> **WHAT NEEDS TO BE DONE**
Everything from the first line down to the line containing "import plotly.graph_objects as go" is to be retyped exactly, both ends included, with pictures left out.

> **DATASET CONTENT**
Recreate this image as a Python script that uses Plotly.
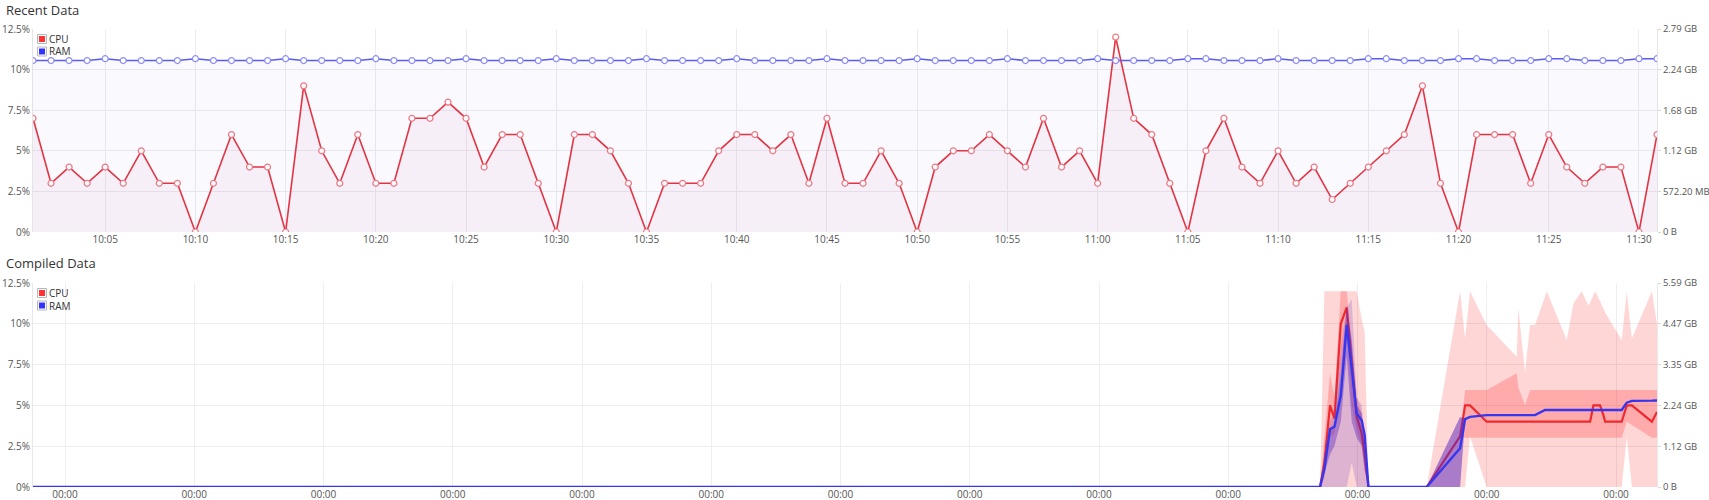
import pandas as pd
import plotly.graph_objects as go

# ---------------- Recent Data ----------------
recent_time = pd.date_range("2024-03-13 10:01", "2024-03-13 11:31", freq="1min")
recent_cpu = [7, 3, 4, 3, 4, 3, 5, 3, 3, 0,
              3, 6, 4, 4, 0, 9, 5, 3, 6, 3,
              3, 7, 7, 8, 7, 4, 6, 6, 3, 0,
              6, 6, 5, 3, 0, 3, 3, 3, 5, 6,
              6, 5, 6, 3, 7, 3, 3, 5, 3, 0,
              4, 5, 5, 6, 5, 4, 7, 4, 5, 3,
              12, 7, 6, 3, 0, 5, 7, 4, 3, 5,
              3, 4, 2, 3, 4, 5, 6, 9, 3, 0,
              6, 6, 6, 3, 6, 4, 3, 4, 4, 0,
              6]
recent_ram_gb = [2.36, 2.36, 2.36, 2.36, 2.385, 2.36, 2.36, 2.36, 2.36, 2.385,
                 2.36, 2.36, 2.36, 2.36, 2.385, 2.36, 2.36, 2.36, 2.36, 2.385,
                 2.36, 2.36, 2.36, 2.36, 2.385, 2.36, 2.36, 2.36, 2.36, 2.385,
                 2.36, 2.36, 2.36, 2.36, 2.385, 2.36, 2.36, 2.36, 2.36, 2.385,
                 2.36, 2.36, 2.36, 2.36, 2.385, 2.36, 2.36, 2.36, 2.36, 2.385,
                 2.36, 2.36, 2.36, 2.36, 2.385, 2.36, 2.36, 2.36, 2.36, 2.385,
                 2.36, 2.36, 2.36, 2.36, 2.385, 2.385, 2.36, 2.36, 2.36, 2.385,
                 2.36, 2.36, 2.36, 2.36, 2.385, 2.385, 2.36, 2.36, 2.36, 2.385,
                 2.385, 2.36, 2.36, 2.36, 2.385, 2.385, 2.36, 2.36, 2.36, 2.385,
                 2.385]
recent_ram_max_gb = 2.794
recent_ram_ticktext = ["0 B", "572.20 MB", "1.12 GB", "1.68 GB", "2.24 GB", "2.79 GB"]

# ---------------- Compiled Data ----------------
compiled_time = [
    "2024-02-29 18:03",
    "2024-03-10 17:02", "2024-03-10 17:50", "2024-03-10 18:53", "2024-03-10 19:42",
    "2024-03-10 20:53", "2024-03-10 21:59", "2024-03-10 22:55", "2024-03-10 23:51",
    "2024-03-11 00:46", "2024-03-11 01:19", "2024-03-11 02:01",
    "2024-03-11 12:50", "2024-03-11 19:02", "2024-03-11 19:58", "2024-03-11 20:53",
    "2024-03-11 23:58", "2024-03-12 05:33", "2024-03-12 05:51", "2024-03-12 07:06",
    "2024-03-12 08:02", "2024-03-12 08:57", "2024-03-12 10:49", "2024-03-12 11:08",
    "2024-03-12 14:50", "2024-03-12 16:05", "2024-03-12 17:37", "2024-03-12 18:52",
    "2024-03-12 19:11", "2024-03-12 19:47", "2024-03-12 20:07", "2024-03-12 21:01",
    "2024-03-12 21:39", "2024-03-12 21:58", "2024-03-13 01:03", "2024-03-13 01:59",
    "2024-03-13 02:56", "2024-03-13 06:39", "2024-03-13 07:36",
]
compiled_cpu = [0, 0, 1.5, 5.0, 4.2, 10.0, 11.0, 7.5, 4.3, 3.3, 2.0, 0,
                0, 3.1, 5, 5, 4, 4, 4, 4, 4, 4, 4, 4, 4, 4, 4, 4, 4,
                5, 5, 5, 4.4, 4, 4, 5, 5, 4, 4.6]
compiled_cpu_max = [0, 0, 12, 12, 12, 12, 12, 12, 12, 10.3, 9.5, 0,
                    0, 12, 9.1, 12, 9.93, 7.98, 10.95, 7.06, 9.93, 9.93, 11.7, 12,
                    9.0, 11.25, 12, 11.1, 11.3, 11.76, 12, 11.4, 10.95, 10.7,
                    9.0, 12, 9.1, 12, 10.0]
compiled_cpu_min = [0, 0, 0, 0, 0, 0, 0, 0, 0, 0, 0, 0,
                    0, 0, 0, 3.08, 0, 0, 0, 0, 0, 0, 0, 0,
                    0, 0, 0, 0, 0, 0, 0, 0, 0, 0,
                    0, 3.08, 0, 0, 0]
compiled_cpu_q_hi = [0, 0, 3.0, 7.0, 5.5, 12, 12, 8.5, 5.5, 4.5, 2.5, 0,
                     0, 3.1, 5.94, 5.94, 5.94, 6.97, 6.1, 5.02, 5.94, 5.94, 5.94, 5.94,
                     5.94, 5.94, 5.94, 5.94, 5.94, 5.94, 5.94, 5.94, 5.94, 5.94,
                     5.94, 5.94, 5.94, 5.94, 5.94]
compiled_cpu_q_lo = [0, 0, 0.5, 3.0, 3.3, 7.0, 9.5, 5.0, 3.5, 2.5, 1.0, 0,
                     0, 3.1, 3.02, 3.02, 3.02, 3.02, 3.02, 3.02, 3.02, 3.02, 3.02, 3.02,
                     3.02, 3.02, 3.02, 3.02, 3.02, 3.02, 3.02, 3.02, 3.02, 3.02,
                     3.02, 4.0, 3.8, 3.02, 3.02]
compiled_ram_gb = [0, 0, 0.49, 1.59, 1.65, 2.50, 4.44, 3.16, 2.01, 1.83, 1.43, 0,
                   0, 1.06, 1.86, 1.92, 1.97, 1.97, 1.97, 1.97, 1.97, 1.97, 2.11, 2.11,
                   2.11, 2.11, 2.11, 2.11, 2.11, 2.11, 2.11, 2.11, 2.11, 2.11,
                   2.11, 2.31, 2.36, 2.365, 2.37]
compiled_ram_max_gb = [0, 0, 0.89, 1.79, 2.01, 3.80, 4.92, 5.14, 2.46, 2.24, 1.34, 0,
                       0, 1.92, 1.86, 1.92, 1.97, 1.97, 1.97, 1.97, 1.97, 1.97, 2.11, 2.11,
                       2.11, 2.11, 2.11, 2.11, 2.11, 2.11, 2.11, 2.11, 2.11, 2.11,
                       2.11, 2.31, 2.36, 2.365, 2.37]
compiled_ram_min_gb = [0, 0, 0, 0, 0, 0, 0, 0.67, 0, 0, 0, 0,
                       0, 0, 1.86, 1.92, 1.97, 1.97, 1.97, 1.97, 1.97, 1.97, 2.11, 2.11,
                       2.11, 2.11, 2.11, 2.11, 2.11, 2.11, 2.11, 2.11, 2.11, 2.11,
                       2.11, 2.31, 2.36, 2.365, 2.37]
compiled_ram_q_hi_gb = [0, 0, 0.54, 1.61, 1.70, 3.13, 4.92, 4.02, 2.24, 2.01, 1.34, 0,
                        0, 1.92, 1.86, 1.92, 1.97, 1.97, 1.97, 1.97, 1.97, 1.97, 2.11, 2.11,
                        2.11, 2.11, 2.11, 2.11, 2.11, 2.11, 2.11, 2.11, 2.11, 2.11,
                        2.11, 2.31, 2.36, 2.365, 2.37]
compiled_ram_q_lo_gb = [0, 0, 0.36, 0.89, 1.12, 1.79, 3.58, 1.79, 1.34, 1.12, 0.45, 0,
                        0, 0, 1.86, 1.92, 1.97, 1.97, 1.97, 1.97, 1.97, 1.97, 2.11, 2.11,
                        2.11, 2.11, 2.11, 2.11, 2.11, 2.11, 2.11, 2.11, 2.11, 2.11,
                        2.11, 2.31, 2.36, 2.365, 2.37]
compiled_ram_max_axis_gb = 5.588
compiled_ram_ticktext = ["0 B", "1.12 GB", "2.24 GB", "3.35 GB", "4.47 GB", "5.59 GB"]

legend_names = ["CPU", "RAM"]
legend_colors = ["#ff3333", "#3333ff"]

CPU_LINE = "#e8323c"
RAM_LINE = "#5b5bef"
GRID = "#ececf1"
TICKFONT = dict(family="Open Sans", size=10, color="#555")
RIGHT_TICKFONT = dict(family="Open Sans", size=9.5, color="#555")

# pixel geometry of the page (1709 x 500)
W, H = 1709, 500
L, R, T, B = 33, 52, 29, 13
PW, PH = W - L - R, H - T - B


def px_x(p):
    return (p - L) / PW


def px_y(p):
    return (H - B - p) / PH


fig = go.Figure()

# ---- top chart ----
fig.add_trace(go.Scatter(
    x=recent_time, y=recent_ram_gb, yaxis="y2", xaxis="x", mode="lines+markers",
    line=dict(color=RAM_LINE, width=1.6), fill="tozeroy", fillcolor="rgba(120,120,235,0.045)",
    marker=dict(symbol="circle", size=6, color="white", line=dict(color="#8c8cf5", width=1.2)),
    showlegend=False, hoverinfo="skip"))
fig.add_trace(go.Scatter(
    x=recent_time, y=recent_cpu, yaxis="y", xaxis="x", mode="lines+markers",
    line=dict(color=CPU_LINE, width=1.6), fill="tozeroy", fillcolor="rgba(215,60,110,0.05)",
    marker=dict(symbol="circle", size=6, color="white", line=dict(color="#f07a80", width=1.2)),
    showlegend=False, hoverinfo="skip"))

# ---- bottom chart ----
def band(lo, hi, yax, color):
    fig.add_trace(go.Scatter(x=compiled_time, y=lo, xaxis="x2", yaxis=yax, mode="lines",
                             line=dict(width=0), showlegend=False, hoverinfo="skip"))
    fig.add_trace(go.Scatter(x=compiled_time, y=hi, xaxis="x2", yaxis=yax, mode="lines",
                             line=dict(width=0), fill="tonexty", fillcolor=color,
                             showlegend=False, hoverinfo="skip"))

band(compiled_cpu_min, compiled_cpu_max, "y3", "rgba(255,0,0,0.16)")
band(compiled_cpu_q_lo, compiled_cpu_q_hi, "y3", "rgba(255,0,0,0.2)")
band(compiled_ram_min_gb, compiled_ram_max_gb, "y4", "rgba(90,40,190,0.2)")
band(compiled_ram_q_lo_gb, compiled_ram_q_hi_gb, "y4", "rgba(90,40,190,0.4)")

fig.add_trace(go.Scatter(x=compiled_time, y=compiled_cpu, xaxis="x2", yaxis="y3", mode="lines",
                         line=dict(color="#ee2a30", width=2.2), showlegend=False, hoverinfo="skip"))
fig.add_trace(go.Scatter(x=compiled_time, y=compiled_ram_gb, xaxis="x2", yaxis="y4", mode="lines",
                         line=dict(color="#3636f0", width=2.4), showlegend=False, hoverinfo="skip"))

# ---- legends (swatch + label, top-left of each chart) ----
shapes = []
annotations = []
for top_px in (34.5, 288.5):
    for i, (name, col) in enumerate(zip(legend_names, legend_colors)):
        y0 = top_px + i * 12.5
        shapes.append(dict(type="rect", xref="paper", yref="paper",
                           x0=px_x(37.5), x1=px_x(46.5), y0=px_y(y0 + 9), y1=px_y(y0),
                           line=dict(color="#b8b8b8", width=1), fillcolor="white", layer="above"))
        shapes.append(dict(type="rect", xref="paper", yref="paper",
                           x0=px_x(39), x1=px_x(45), y0=px_y(y0 + 7.5), y1=px_y(y0 + 1.5),
                           line=dict(width=0), fillcolor=col, layer="above"))
        annotations.append(dict(text=name, xref="paper", yref="paper", x=px_x(47), y=px_y(y0 + 4.5),
                                xanchor="left", yanchor="middle", showarrow=False,
                                font=dict(family="Open Sans", size=10, color="#333")))

annotations.append(dict(text="Recent Data", xref="paper", yref="paper", x=px_x(4), y=px_y(10),
                        xanchor="left", yanchor="middle", showarrow=False,
                        font=dict(family="Open Sans", size=13, color="#333")))
annotations.append(dict(text="Compiled Data", xref="paper", yref="paper", x=px_x(4), y=px_y(263),
                        xanchor="left", yanchor="middle", showarrow=False,
                        font=dict(family="Open Sans", size=13, color="#333")))

top_dom = [px_y(232), 1.0]
bot_dom = [0.0, px_y(283)]
recent_tickvals = [recent_ram_max_gb * i / 5 for i in range(6)]
compiled_tickvals = [compiled_ram_max_axis_gb * i / 5 for i in range(6)]

fig.update_layout(
    width=W, height=H,
    margin=dict(l=L, r=R, t=T, b=B),
    paper_bgcolor="white", plot_bgcolor="white",
    font=dict(family="Open Sans", size=10, color="#555"),
    showlegend=False,
    xaxis=dict(domain=[0, 1], anchor="y", type="date", automargin=False,
               range=[recent_time[0], recent_time[-1]],
               tick0="2024-03-13 10:00", dtick=300000, tickformat="%H:%M",
               showgrid=True, gridcolor=GRID, zeroline=False, showline=False,
               tickfont=TICKFONT, ticks=""),
    yaxis=dict(domain=top_dom, anchor="x", range=[0, 12.5], dtick=2.5, ticksuffix="%",
               automargin=False,
               showgrid=True, gridcolor=GRID, zeroline=False, showline=True, linecolor="#e4e4e8",
               tickfont=TICKFONT, ticks=""),
    yaxis2=dict(overlaying="y", anchor="x", side="right", range=[0, recent_ram_max_gb],
                tickvals=recent_tickvals, ticktext=recent_ram_ticktext, automargin=False,
                showgrid=False, zeroline=False, showline=True, linecolor="#e4e4e8",
                ticks="outside", ticklen=3, tickcolor="#d8d8d8", tickfont=RIGHT_TICKFONT),
    xaxis2=dict(domain=[0, 1], anchor="y3", type="date", automargin=False,
                range=[compiled_time[0], compiled_time[-1]],
                tick0="2024-03-01", dtick=86400000, tickformat="%H:%M",
                showgrid=True, gridcolor="#eeeeee", zeroline=False, showline=False,
                tickfont=TICKFONT, ticks=""),
    yaxis3=dict(domain=bot_dom, anchor="x2", range=[0, 12.5], dtick=2.5, ticksuffix="%",
                automargin=False,
                showgrid=True, gridcolor="#eeeeee", zeroline=False, showline=True, linecolor="#e8e8e8",
                tickfont=TICKFONT, ticks=""),
    yaxis4=dict(overlaying="y3", anchor="x2", side="right", range=[0, compiled_ram_max_axis_gb],
                tickvals=compiled_tickvals, ticktext=compiled_ram_ticktext, automargin=False,
                showgrid=False, zeroline=False, showline=True, linecolor="#e8e8e8",
                ticks="outside", ticklen=3, tickcolor="#d8d8d8", tickfont=RIGHT_TICKFONT),
    shapes=shapes,
    annotations=annotations,
)

fig.write_html("out.html", config={"displayModeBar": False},
               post_script="document.body.style.margin='0';")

> **WRITTEN SOLUTION**
Recreate this image as a Python script that uses Plotly.
import pandas as pd
import plotly.graph_objects as go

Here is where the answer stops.